Neil Mitchell says: "The story was that the George Walding had been to a horse-sale in Southampton.
"Unfortunately there were a lot of London dealers there and the prices of horses shot up. Not wanting to have a wasted trip, he bought a donkey from a group of gypsies camped close by to the sale.
"After sending the donkey by rail to Peterborough he tried to sell it to Sanger's Circus.
"They didn't want him, so George Walding took him to the Peterborough Cattle Market and tried to sell him with an elaborate story attached about the donkey being born on the Western Front. Hearing this story, a local RSPCA inspector agreed to buy Jimmy for £20."

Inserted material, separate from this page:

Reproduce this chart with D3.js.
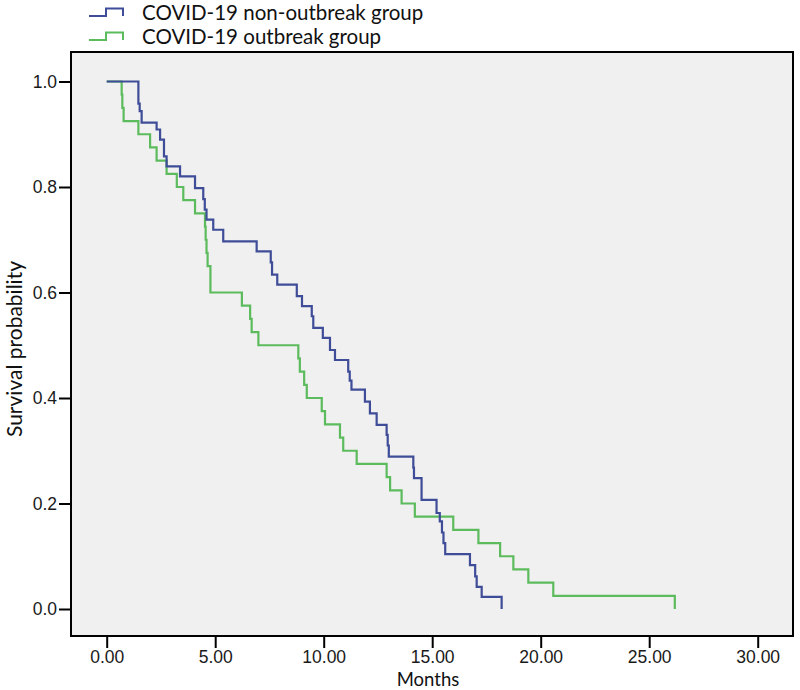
<!DOCTYPE html>
<html>
<head>
<meta charset="utf-8">
<script src="https://cdn.jsdelivr.net/npm/d3@7"></script>
<style>
  body { margin: 0; background: #fff; }
  svg { display: block; }
</style>
</head>
<body>
<div id="chart"></div>
<script>
// Kaplan-Meier estimates (months, survival after each event)
const groupNames = ["COVID-19 non-outbreak group", "COVID-19 outbreak group"];

const nonOutbreakTimes = [0, 1.46, 1.52, 1.61, 2.30, 2.46, 2.64, 2.76, 3.38, 4.07, 4.45, 4.52, 4.60, 4.91, 5.37,
  6.91, 7.56, 7.62, 7.86, 8.76, 9.00, 9.45, 9.52, 9.96, 10.29, 10.52, 11.13, 11.20, 11.28, 11.90, 12.13,
  12.44, 12.90, 12.95, 13.00, 14.13, 14.16, 14.51, 15.20, 15.35, 15.45, 15.52, 15.60, 16.74, 16.98, 17.05,
  17.28, 18.20];
const nonOutbreakSurv = [1, 0.958, 0.944, 0.922, 0.909, 0.890, 0.858, 0.839, 0.820, 0.798, 0.777, 0.757, 0.738, 0.719, 0.697,
  0.678, 0.657, 0.634, 0.615, 0.593, 0.574, 0.555, 0.533, 0.514, 0.491, 0.472, 0.450, 0.433, 0.416, 0.393, 0.371,
  0.349, 0.330, 0.310, 0.289, 0.268, 0.248, 0.207, 0.182, 0.166, 0.145, 0.125, 0.104, 0.083, 0.062, 0.042,
  0.023, 0];

const outbreakTimes = [0, 0.69, 0.72, 0.78, 1.46, 2.00, 2.30, 2.76, 3.23, 3.53, 4.07, 4.53, 4.56, 4.60, 4.65, 4.78,
  6.23, 6.61, 6.68, 6.99, 8.83, 8.90, 9.10, 9.22, 9.91, 10.06, 10.75, 10.90, 11.52, 12.90, 13.06, 13.59,
  14.20, 15.97, 17.13, 18.13, 18.74, 19.43, 20.58, 26.18];
const outbreakSurv = [1, 0.975, 0.95, 0.925, 0.9, 0.875, 0.85, 0.825, 0.8, 0.775, 0.75, 0.725, 0.7, 0.675, 0.65, 0.6,
  0.575, 0.55, 0.525, 0.5, 0.475, 0.45, 0.425, 0.4, 0.375, 0.35, 0.325, 0.3, 0.275, 0.25, 0.225, 0.2,
  0.175, 0.15, 0.125, 0.1, 0.075, 0.05, 0.025, 0];

const xTicks = [0, 5, 10, 15, 20, 25, 30];
const yTicks = [0, 0.2, 0.4, 0.6, 0.8, 1.0];
const colors = ["#3f4c98", "#5cbb5c"];

const width = 800, height = 690;
const frame = {left: 71, right: 793, top: 52, bottom: 636};

const svg = d3.select("#chart").append("svg")
    .attr("width", width)
    .attr("height", height);

const x = d3.scaleLinear().domain([0, 30]).range([106.7, 757.7]);
const y = d3.scaleLinear().domain([0, 1]).range([609, 81.5]);

// plot background
svg.append("rect")
    .attr("x", frame.left)
    .attr("y", frame.top)
    .attr("width", frame.right - frame.left)
    .attr("height", frame.bottom - frame.top)
    .attr("fill", "#f0f0f0");

// axes
const xAxis = svg.append("g")
    .attr("transform", "translate(0," + frame.bottom + ")")
    .call(d3.axisBottom(x).tickValues(xTicks).tickFormat(d3.format(".2f")).tickSize(12).tickPadding(3));
const yAxis = svg.append("g")
    .attr("transform", "translate(" + frame.left + ",0)")
    .call(d3.axisLeft(y).tickValues(yTicks).tickFormat(d3.format(".1f")).tickSize(12).tickPadding(2));

[xAxis, yAxis].forEach(g => {
    g.select(".domain").remove();
    g.selectAll("line").attr("stroke", "#000").attr("stroke-width", 2);
    g.selectAll("text")
        .attr("fill", "#1a1a1a")
        .style("font-family", "'Liberation Sans', Arial, sans-serif")
        .style("font-size", "17.5px");
});

// frame
svg.append("rect")
    .attr("x", frame.left)
    .attr("y", frame.top)
    .attr("width", frame.right - frame.left)
    .attr("height", frame.bottom - frame.top)
    .attr("fill", "none")
    .attr("stroke", "#000")
    .attr("stroke-width", 2);

// survival curves
const line = d3.line()
    .x(d => x(d[0]))
    .y(d => y(d[1]))
    .curve(d3.curveStepAfter);

const series = [
    d3.zip(nonOutbreakTimes, nonOutbreakSurv),
    d3.zip(outbreakTimes, outbreakSurv)
];

// draw outbreak first so the non-outbreak curve sits on top
[1, 0].forEach(i => {
    svg.append("path")
        .attr("d", line(series[i]))
        .attr("fill", "none")
        .attr("stroke", colors[i])
        .attr("stroke-width", 2.2);
});

// axis titles
svg.append("text")
    .attr("x", 428)
    .attr("y", 686)
    .attr("text-anchor", "middle")
    .style("font-family", "Lato, sans-serif")
    .style("font-size", "18.5px")
    .attr("fill", "#111")
    .text("Months");

svg.append("text")
    .attr("transform", "translate(22,349) rotate(-90)")
    .attr("text-anchor", "middle")
    .style("font-family", "Lato, sans-serif")
    .style("font-size", "21px")
    .attr("fill", "#111")
    .text("Survival probability");

// legend
const legend = svg.append("g");
groupNames.forEach((name, i) => {
    const oy = i * 24;
    legend.append("path")
        .attr("d", "M89," + (16 + oy) + "H106V" + (8.5 + oy) + "H123V" + (16 + oy))
        .attr("fill", "none")
        .attr("stroke", colors[i])
        .attr("stroke-width", 2);
    legend.append("text")
        .attr("x", 142)
        .attr("y", 20 + oy)
        .style("font-family", "Lato, sans-serif")
        .style("font-size", "20.5px")
        .attr("fill", "#111")
        .text(name);
});
</script>
</body>
</html>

But Sam Morrell is unconvinced.
He says: "I find that unbelievable. That was the Somme donkey at Peterborough and I've seen the documentation there. That and the fact that were services at Peterborough after the war with Cameronians involved, and the fact that Jimmy was a nationwide hero, says it all."
After many years fund-raising for the RSPCA, Jimmy died in 1943 and was buried in Peterborough's Central Park.
Whether he did serve at the front is something that may never be known for sure but, regardless, Neil Mitchell says Jimmy should be remembered for his fundraising if nothing else.
He says: "He deserves to be buried in the park, as a reminder for what he did for the animals that suffer - and why the RSPCA was formed in the first place."